(AIM) Without including the pictures, copy out every line below.

(DATA)
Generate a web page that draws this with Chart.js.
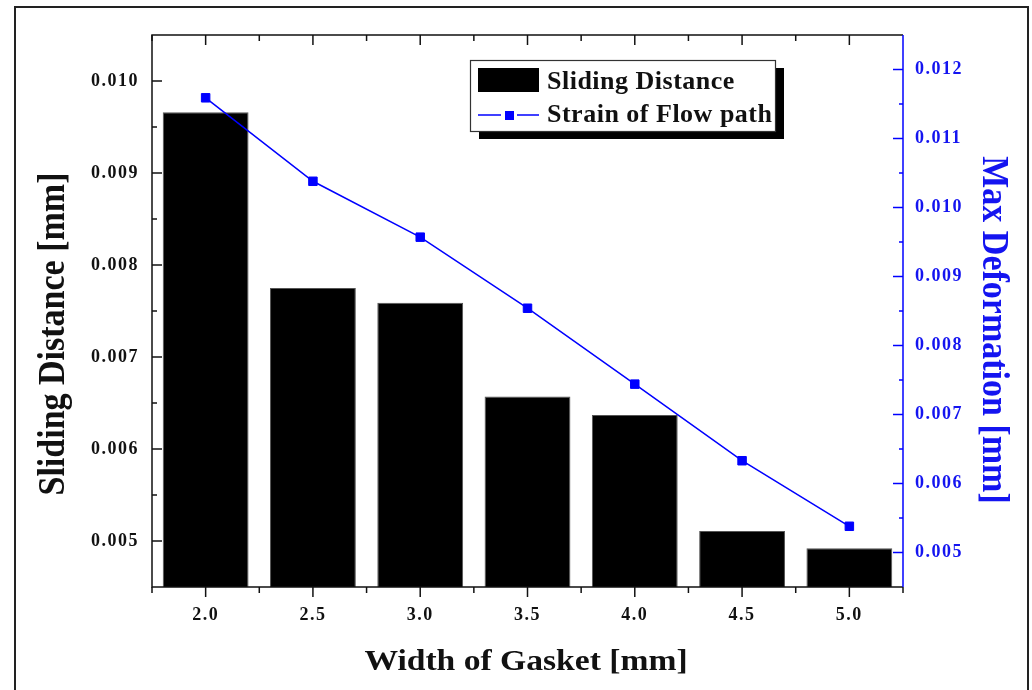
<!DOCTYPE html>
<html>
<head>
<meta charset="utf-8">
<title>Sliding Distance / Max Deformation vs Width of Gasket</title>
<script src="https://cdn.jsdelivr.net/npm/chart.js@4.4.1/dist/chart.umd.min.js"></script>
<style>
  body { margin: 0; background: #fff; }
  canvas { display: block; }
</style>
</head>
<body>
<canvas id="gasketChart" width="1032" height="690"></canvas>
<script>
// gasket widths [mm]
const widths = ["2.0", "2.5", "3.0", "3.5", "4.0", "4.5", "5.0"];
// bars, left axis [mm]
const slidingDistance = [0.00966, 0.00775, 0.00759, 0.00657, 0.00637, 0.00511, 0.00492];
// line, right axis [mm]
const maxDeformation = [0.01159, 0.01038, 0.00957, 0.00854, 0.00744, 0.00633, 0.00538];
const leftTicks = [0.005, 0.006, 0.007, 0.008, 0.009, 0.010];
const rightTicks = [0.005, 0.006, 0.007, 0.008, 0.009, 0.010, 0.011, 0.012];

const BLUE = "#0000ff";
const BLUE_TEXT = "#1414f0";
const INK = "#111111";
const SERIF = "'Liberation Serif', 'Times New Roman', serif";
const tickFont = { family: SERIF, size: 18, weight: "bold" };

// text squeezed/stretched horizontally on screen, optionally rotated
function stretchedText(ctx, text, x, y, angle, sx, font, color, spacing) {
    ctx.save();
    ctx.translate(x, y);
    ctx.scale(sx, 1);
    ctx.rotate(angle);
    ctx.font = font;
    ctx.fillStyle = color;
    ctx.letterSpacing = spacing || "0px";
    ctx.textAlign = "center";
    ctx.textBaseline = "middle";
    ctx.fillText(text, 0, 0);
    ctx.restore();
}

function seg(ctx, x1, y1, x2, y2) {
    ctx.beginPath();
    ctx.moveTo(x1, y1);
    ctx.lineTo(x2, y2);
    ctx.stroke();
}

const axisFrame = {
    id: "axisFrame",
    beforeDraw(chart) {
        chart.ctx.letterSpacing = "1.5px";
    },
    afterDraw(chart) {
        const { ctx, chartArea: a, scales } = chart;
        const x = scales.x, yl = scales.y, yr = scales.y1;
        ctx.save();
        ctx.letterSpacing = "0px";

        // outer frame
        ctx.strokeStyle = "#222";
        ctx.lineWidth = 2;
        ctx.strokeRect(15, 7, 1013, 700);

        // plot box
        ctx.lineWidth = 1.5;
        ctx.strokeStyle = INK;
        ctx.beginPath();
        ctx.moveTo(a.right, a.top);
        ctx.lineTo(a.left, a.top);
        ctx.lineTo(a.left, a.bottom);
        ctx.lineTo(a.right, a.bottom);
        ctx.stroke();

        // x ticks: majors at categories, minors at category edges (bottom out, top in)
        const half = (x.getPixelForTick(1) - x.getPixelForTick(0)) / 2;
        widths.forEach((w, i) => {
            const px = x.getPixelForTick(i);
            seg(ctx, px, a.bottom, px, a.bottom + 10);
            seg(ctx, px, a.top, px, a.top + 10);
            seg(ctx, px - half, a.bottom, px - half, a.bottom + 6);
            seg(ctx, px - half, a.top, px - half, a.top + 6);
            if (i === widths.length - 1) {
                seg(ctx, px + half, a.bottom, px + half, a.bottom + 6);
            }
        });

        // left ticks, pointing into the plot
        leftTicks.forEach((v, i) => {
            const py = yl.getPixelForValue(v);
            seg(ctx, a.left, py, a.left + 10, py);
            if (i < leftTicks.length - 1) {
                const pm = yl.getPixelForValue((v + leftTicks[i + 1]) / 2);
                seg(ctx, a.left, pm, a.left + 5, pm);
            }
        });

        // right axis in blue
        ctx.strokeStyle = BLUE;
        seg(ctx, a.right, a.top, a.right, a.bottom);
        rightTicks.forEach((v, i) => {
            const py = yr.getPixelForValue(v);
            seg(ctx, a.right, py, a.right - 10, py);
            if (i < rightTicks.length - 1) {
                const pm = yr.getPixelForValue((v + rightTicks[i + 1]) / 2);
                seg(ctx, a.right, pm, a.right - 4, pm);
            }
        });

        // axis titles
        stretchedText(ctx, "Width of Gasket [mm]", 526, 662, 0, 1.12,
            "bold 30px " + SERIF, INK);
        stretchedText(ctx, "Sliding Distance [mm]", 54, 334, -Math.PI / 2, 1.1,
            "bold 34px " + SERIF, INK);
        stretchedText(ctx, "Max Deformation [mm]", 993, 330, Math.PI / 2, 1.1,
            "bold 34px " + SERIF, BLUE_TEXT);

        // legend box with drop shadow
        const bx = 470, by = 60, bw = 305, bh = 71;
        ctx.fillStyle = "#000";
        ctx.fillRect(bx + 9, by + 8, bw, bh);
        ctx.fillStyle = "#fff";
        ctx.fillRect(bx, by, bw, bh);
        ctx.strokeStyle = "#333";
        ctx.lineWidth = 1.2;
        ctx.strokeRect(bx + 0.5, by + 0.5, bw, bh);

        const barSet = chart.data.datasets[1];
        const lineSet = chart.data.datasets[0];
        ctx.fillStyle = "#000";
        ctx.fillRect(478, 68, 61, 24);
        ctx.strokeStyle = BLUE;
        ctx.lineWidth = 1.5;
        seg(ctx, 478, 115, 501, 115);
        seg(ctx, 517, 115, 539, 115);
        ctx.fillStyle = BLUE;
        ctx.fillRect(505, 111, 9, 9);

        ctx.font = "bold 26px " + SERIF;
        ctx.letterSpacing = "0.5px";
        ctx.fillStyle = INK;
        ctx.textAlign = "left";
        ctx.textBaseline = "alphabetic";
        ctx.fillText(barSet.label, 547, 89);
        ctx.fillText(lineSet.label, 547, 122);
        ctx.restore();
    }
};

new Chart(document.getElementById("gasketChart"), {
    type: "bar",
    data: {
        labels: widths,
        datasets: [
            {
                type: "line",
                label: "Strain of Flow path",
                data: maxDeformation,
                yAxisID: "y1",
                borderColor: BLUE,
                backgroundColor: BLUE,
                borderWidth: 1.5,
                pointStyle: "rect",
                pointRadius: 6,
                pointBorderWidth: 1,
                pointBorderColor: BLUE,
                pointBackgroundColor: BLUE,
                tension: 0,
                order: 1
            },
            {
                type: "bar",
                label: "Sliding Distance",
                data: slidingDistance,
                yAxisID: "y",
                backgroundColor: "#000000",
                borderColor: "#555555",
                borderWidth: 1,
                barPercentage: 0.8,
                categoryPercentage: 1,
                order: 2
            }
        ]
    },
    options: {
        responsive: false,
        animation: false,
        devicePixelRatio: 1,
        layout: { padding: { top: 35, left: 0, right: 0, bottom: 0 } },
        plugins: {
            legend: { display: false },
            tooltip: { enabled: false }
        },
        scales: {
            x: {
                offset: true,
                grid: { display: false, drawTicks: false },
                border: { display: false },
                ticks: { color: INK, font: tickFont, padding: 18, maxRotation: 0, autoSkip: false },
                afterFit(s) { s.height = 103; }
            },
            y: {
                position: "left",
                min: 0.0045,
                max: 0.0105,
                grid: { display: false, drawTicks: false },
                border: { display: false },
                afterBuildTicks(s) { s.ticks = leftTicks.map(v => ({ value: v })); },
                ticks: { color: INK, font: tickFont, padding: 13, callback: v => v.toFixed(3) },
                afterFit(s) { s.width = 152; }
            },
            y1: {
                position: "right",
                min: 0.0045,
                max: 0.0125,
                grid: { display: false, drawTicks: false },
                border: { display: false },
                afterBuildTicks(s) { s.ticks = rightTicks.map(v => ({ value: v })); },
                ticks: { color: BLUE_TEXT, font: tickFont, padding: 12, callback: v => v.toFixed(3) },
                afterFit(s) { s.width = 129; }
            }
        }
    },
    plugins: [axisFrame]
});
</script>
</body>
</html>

(CORRECT RESULT)
Generate a web page that draws this with Chart.js.
<!DOCTYPE html>
<html>
<head>
<meta charset="utf-8">
<title>Sliding Distance / Max Deformation vs Width of Gasket</title>
<script src="https://cdn.jsdelivr.net/npm/chart.js@4.4.1/dist/chart.umd.min.js"></script>
<style>
  body { margin: 0; background: #fff; }
  canvas { display: block; }
</style>
</head>
<body>
<canvas id="gasketChart" width="1032" height="690"></canvas>
<script>
// gasket widths [mm]
const widths = ["2.0", "2.5", "3.0", "3.5", "4.0", "4.5", "5.0"];
// bars, left axis [mm]
const slidingDistance = [0.00966, 0.00775, 0.00759, 0.00657, 0.00637, 0.00511, 0.00492];
// line, right axis [mm]
const maxDeformation = [0.01159, 0.01038, 0.00957, 0.00854, 0.00744, 0.00633, 0.00538];
const leftTicks = [0.005, 0.006, 0.007, 0.008, 0.009, 0.010];
const rightTicks = [0.005, 0.006, 0.007, 0.008, 0.009, 0.010, 0.011, 0.012];

const BLUE = "#0000ff";
const BLUE_TEXT = "#1414f0";
const INK = "#111111";
const SERIF = "'Liberation Serif', 'Times New Roman', serif";
const tickFont = { family: SERIF, size: 18, weight: "bold" };

// text squeezed/stretched horizontally on screen, optionally rotated
function stretchedText(ctx, text, x, y, angle, sx, font, color, spacing) {
    ctx.save();
    ctx.translate(x, y);
    ctx.scale(sx, 1);
    ctx.rotate(angle);
    ctx.font = font;
    ctx.fillStyle = color;
    ctx.letterSpacing = spacing || "0px";
    ctx.textAlign = "center";
    ctx.textBaseline = "middle";
    ctx.fillText(text, 0, 0);
    ctx.restore();
}

function seg(ctx, x1, y1, x2, y2) {
    ctx.beginPath();
    ctx.moveTo(x1, y1);
    ctx.lineTo(x2, y2);
    ctx.stroke();
}

const axisFrame = {
    id: "axisFrame",
    beforeDraw(chart) {
        chart.ctx.letterSpacing = "1.5px";
    },
    afterDraw(chart) {
        const { ctx, chartArea: a, scales } = chart;
        const x = scales.x, yl = scales.y, yr = scales.y1;
        ctx.save();
        ctx.letterSpacing = "0px";

        // outer frame
        ctx.strokeStyle = "#222";
        ctx.lineWidth = 2;
        ctx.strokeRect(15, 7, 1013, 700);

        // plot box
        ctx.lineWidth = 1.5;
        ctx.strokeStyle = INK;
        ctx.beginPath();
        ctx.moveTo(a.right, a.top);
        ctx.lineTo(a.left, a.top);
        ctx.lineTo(a.left, a.bottom);
        ctx.lineTo(a.right, a.bottom);
        ctx.stroke();

        // x ticks: majors at categories, minors at category edges (bottom out, top in)
        const half = (x.getPixelForTick(1) - x.getPixelForTick(0)) / 2;
        widths.forEach((w, i) => {
            const px = x.getPixelForTick(i);
            seg(ctx, px, a.bottom, px, a.bottom + 10);
            seg(ctx, px, a.top, px, a.top + 10);
            seg(ctx, px - half, a.bottom, px - half, a.bottom + 6);
            seg(ctx, px - half, a.top, px - half, a.top + 6);
            if (i === widths.length - 1) {
                seg(ctx, px + half, a.bottom, px + half, a.bottom + 6);
            }
        });

        // left ticks, pointing into the plot
        leftTicks.forEach((v, i) => {
            const py = yl.getPixelForValue(v);
            seg(ctx, a.left, py, a.left + 10, py);
            if (i < leftTicks.length - 1) {
                const pm = yl.getPixelForValue((v + leftTicks[i + 1]) / 2);
                seg(ctx, a.left, pm, a.left + 5, pm);
            }
        });

        // right axis in blue
        ctx.strokeStyle = BLUE;
        seg(ctx, a.right, a.top, a.right, a.bottom);
        rightTicks.forEach((v, i) => {
            const py = yr.getPixelForValue(v);
            seg(ctx, a.right, py, a.right - 10, py);
            if (i < rightTicks.length - 1) {
                const pm = yr.getPixelForValue((v + rightTicks[i + 1]) / 2);
                seg(ctx, a.right, pm, a.right - 4, pm);
            }
        });

        // axis titles
        stretchedText(ctx, "Width of Gasket [mm]", 526, 662, 0, 1.12,
            "bold 30px " + SERIF, INK);
        stretchedText(ctx, "Sliding Distance [mm]", 54, 334, -Math.PI / 2, 1.1,
            "bold 34px " + SERIF, INK);
        stretchedText(ctx, "Max Deformation [mm]", 993, 330, Math.PI / 2, 1.1,
            "bold 34px " + SERIF, BLUE_TEXT);

        // legend box with drop shadow
        const bx = 470, by = 60, bw = 305, bh = 71;
        ctx.fillStyle = "#000";
        ctx.fillRect(bx + 9, by + 8, bw, bh);
        ctx.fillStyle = "#fff";
        ctx.fillRect(bx, by, bw, bh);
        ctx.strokeStyle = "#333";
        ctx.lineWidth = 1.2;
        ctx.strokeRect(bx + 0.5, by + 0.5, bw, bh);

        const barSet = chart.data.datasets[1];
        const lineSet = chart.data.datasets[0];
        ctx.fillStyle = "#000";
        ctx.fillRect(478, 68, 61, 24);
        ctx.strokeStyle = BLUE;
        ctx.lineWidth = 1.5;
        seg(ctx, 478, 115, 501, 115);
        seg(ctx, 517, 115, 539, 115);
        ctx.fillStyle = BLUE;
        ctx.fillRect(505, 111, 9, 9);

        ctx.font = "bold 26px " + SERIF;
        ctx.letterSpacing = "0.5px";
        ctx.fillStyle = INK;
        ctx.textAlign = "left";
        ctx.textBaseline = "alphabetic";
        ctx.fillText(barSet.label, 547, 89);
        ctx.fillText(lineSet.label, 547, 122);
        ctx.restore();
    }
};

new Chart(document.getElementById("gasketChart"), {
    type: "bar",
    data: {
        labels: widths,
        datasets: [
            {
                type: "line",
                label: "Strain of Flow path",
                data: maxDeformation,
                yAxisID: "y1",
                borderColor: BLUE,
                backgroundColor: BLUE,
                borderWidth: 1.5,
                pointStyle: "rect",
                pointRadius: 6,
                pointBorderWidth: 1,
                pointBorderColor: BLUE,
                pointBackgroundColor: BLUE,
                tension: 0,
                order: 1
            },
            {
                type: "bar",
                label: "Sliding Distance",
                data: slidingDistance,
                yAxisID: "y",
                backgroundColor: "#000000",
                borderColor: "#555555",
                borderWidth: 1,
                barPercentage: 0.8,
                categoryPercentage: 1,
                order: 2
            }
        ]
    },
    options: {
        responsive: false,
        animation: false,
        devicePixelRatio: 1,
        layout: { padding: { top: 35, left: 0, right: 0, bottom: 0 } },
        plugins: {
            legend: { display: false },
            tooltip: { enabled: false }
        },
        scales: {
            x: {
                offset: true,
                grid: { display: false, drawTicks: false },
                border: { display: false },
                ticks: { color: INK, font: tickFont, padding: 18, maxRotation: 0, autoSkip: false },
                afterFit(s) { s.height = 103; }
            },
            y: {
                position: "left",
                min: 0.0045,
                max: 0.0105,
                grid: { display: false, drawTicks: false },
                border: { display: false },
                afterBuildTicks(s) { s.ticks = leftTicks.map(v => ({ value: v })); },
                ticks: { color: INK, font: tickFont, padding: 13, callback: v => v.toFixed(3) },
                afterFit(s) { s.width = 152; }
            },
            y1: {
                position: "right",
                min: 0.0045,
                max: 0.0125,
                grid: { display: false, drawTicks: false },
                border: { display: false },
                afterBuildTicks(s) { s.ticks = rightTicks.map(v => ({ value: v })); },
                ticks: { color: BLUE_TEXT, font: tickFont, padding: 12, callback: v => v.toFixed(3) },
                afterFit(s) { s.width = 129; }
            }
        }
    },
    plugins: [axisFrame]
});
</script>
</body>
</html>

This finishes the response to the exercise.